I once interned at a company where we would write class names on a piece of paper and stick them on our foreheads. Pure foolishness. You only have two arms to represent interactions, and usually never enough developers to represent all of your classes. I'm surprised that we didn't wind up with God objects (read up on your anti-design patterns) due to lack of people!

A whiteboard and a erasable marker (NOT a Sharpie, I've seen this mistake before!) is the way to go for me. Understanding UML notation helps significantly when working in a team, since you're all using and understanding the same notations. Just don't get into debates about the correct notation, as that wastes valuable time!

Eventually you may want to move this into a program that can generate/update a skeleton framework for your code.

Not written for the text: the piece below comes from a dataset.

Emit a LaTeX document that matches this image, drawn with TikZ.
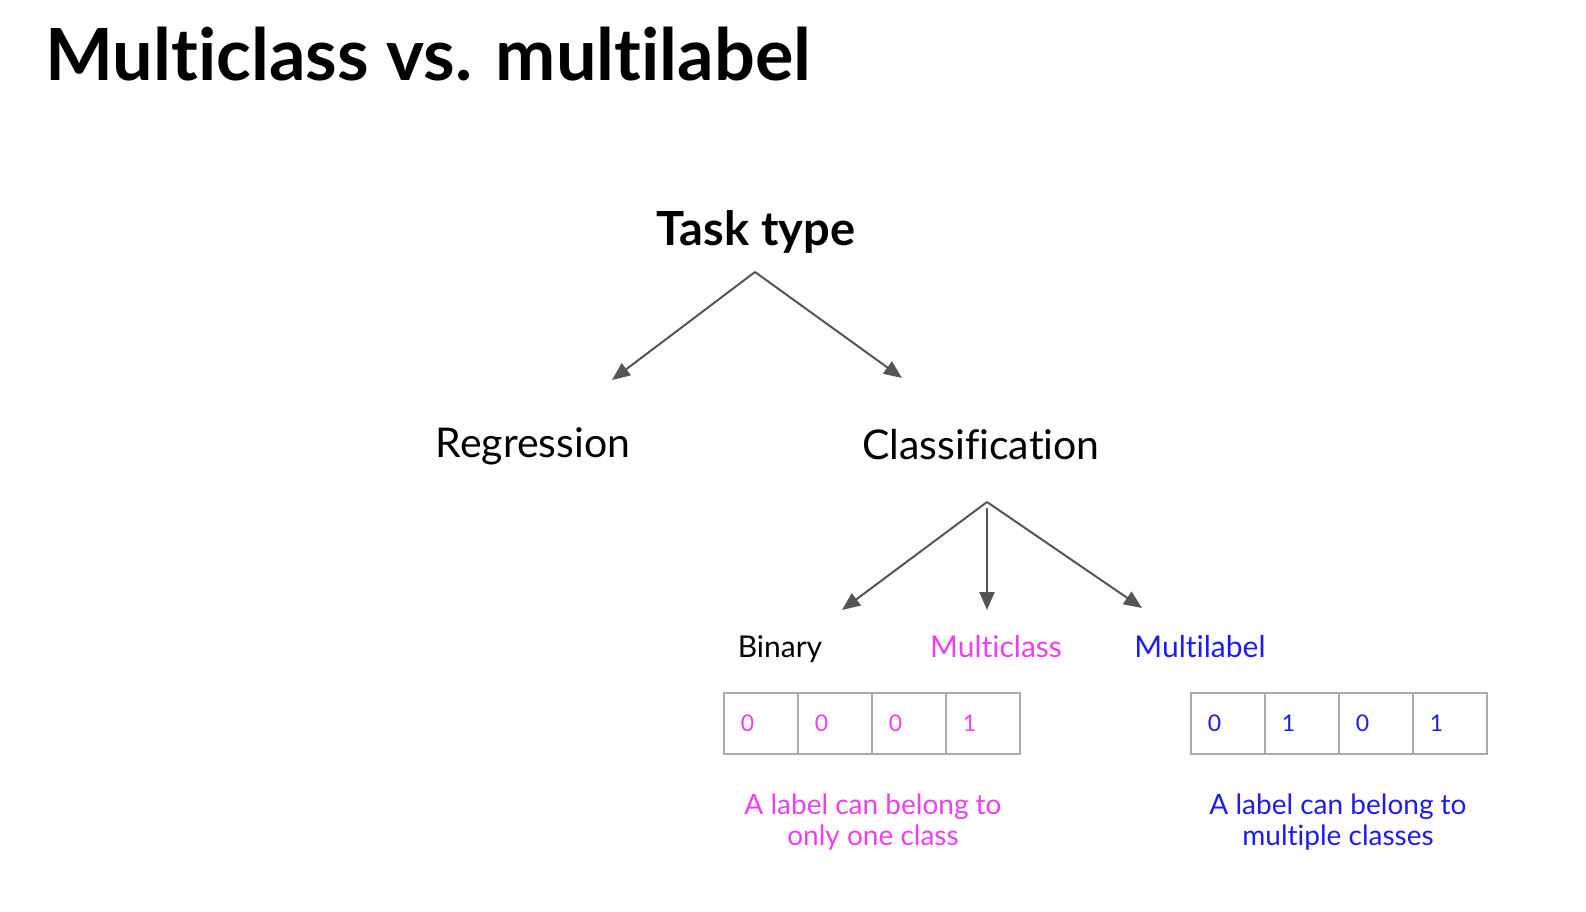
\documentclass[tikz,border=0pt]{standalone}
\usepackage{fontspec}
\setmainfont{Lato}[Ligatures=NoCommon]
\usetikzlibrary{arrows.meta}
\definecolor{mcpink}{HTML}{EE3FEE}
\definecolor{mlblue}{HTML}{1C1CF0}
\definecolor{arrowgray}{HTML}{555555}
\definecolor{boxgray}{HTML}{AAAAAA}

\begin{document}
\begin{tikzpicture}[x=1pt,y=-1pt]
	\useasboundingbox (0,0) rectangle (1586,912);
	\tikzstyle{TaskArrow}=[draw=arrowgray,line width=2pt,-{Triangle[length=18pt,width=15pt]}]
	\tikzstyle{Cell}=[draw=boxgray,line width=2pt,minimum width=74pt,minimum height=61pt,inner sep=0pt,anchor=north west]
	\tikzstyle{Digit}=[font=\fontsize{23}{28}\selectfont,inner sep=0pt]
	\tikzstyle{Kind}=[font=\fontsize{41}{48}\selectfont,anchor=base]
	\tikzstyle{SubKind}=[font=\fontsize{30}{36}\selectfont,anchor=base]
	\tikzstyle{Note}=[font=\fontsize{28}{31.5}\selectfont,align=center]
	\node[anchor=base west,font=\bfseries\fontsize{72}{80}\selectfont] (title) at (42,81) {Multiclass vs. multilabel};
	\node[anchor=base,font=\bfseries\fontsize{47}{54}\selectfont] (task) at (756,245) {Task type};
	\node[Kind] (reg) at (533,457) {Regression};
	\node[Kind] (cls) at (981,459) {Classification};
	\node[SubKind] (bin) at (780,657) {Binary};
	\node[SubKind,text=mcpink] (mc) at (996,657) {Multiclass};
	\node[SubKind,text=mlblue] (ml) at (1200,657) {Multilabel};
	% forks and arrow tips
	\coordinate (taskfork) at (755,272);
	\coordinate (regtip) at (612,380);
	\coordinate (clstip) at (902,378);
	\coordinate (clsfork) at (987,502);
	\coordinate (bintip) at (842,610);
	\coordinate (mctip) at (987,610);
	\coordinate (mltip) at (1142,608);
	\draw[TaskArrow] (taskfork) -- (regtip);
	\draw[TaskArrow] (taskfork) -- (clstip);
	\draw[TaskArrow] (clsfork) -- (bintip);
	\draw[TaskArrow,shorten <=6pt] (clsfork) -- (mctip);
	\draw[TaskArrow] (clsfork) -- (mltip);
	% one-hot and multi-hot vectors
	\foreach \d [count=\i from 0] in {0,0,0,1} {
		\node[Cell] (mc\i) at (723+74*\i,692) {};
		\node[Digit,text=mcpink] at ([xshift=24.5pt]mc\i.west) {\d};
	}
	\foreach \d [count=\i from 0] in {0,1,0,1} {
		\node[Cell] (ml\i) at (1190+74*\i,692) {};
		\node[Digit,text=mlblue] at ([xshift=24.5pt]ml\i.west) {\d};
	}
	\node[Note,text=mcpink] (mcnote) at (873,822) {A label can belong to\\only one class};
	\node[Note,text=mlblue] (mlnote) at (1338,822) {A label can belong to\\multiple classes};
\end{tikzpicture}
\end{document}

Sometimes your IDE is enough (Visual Studio class diagrams), and other times you may want dedicated software that plugs into your IDE (Rational Software Architect w/ Eclipse).

As a word of advice on how to go about it... make sure that you (and any other teammates you may have) have a general understanding of the use cases. These don't necessarily need to be documented so long as you and your team have a thorough understanding of how your software will be used. If you are at all serious about your work, you will document these. Also, don't think that this all has to be done in order. Software design, like development, is iterative... although that's not to say that the process should be completely random and unstructured. The use cases will give you hints as to the classes you will need to create. For example, if "user registers an account" is a use case, you already know that you'll need a class to represent an account. If when creating the account you realize that the user can add a billing address and a shipping address, each with a street name, postal code (Canada ftw), and phone number, you'll know that you need an Address class.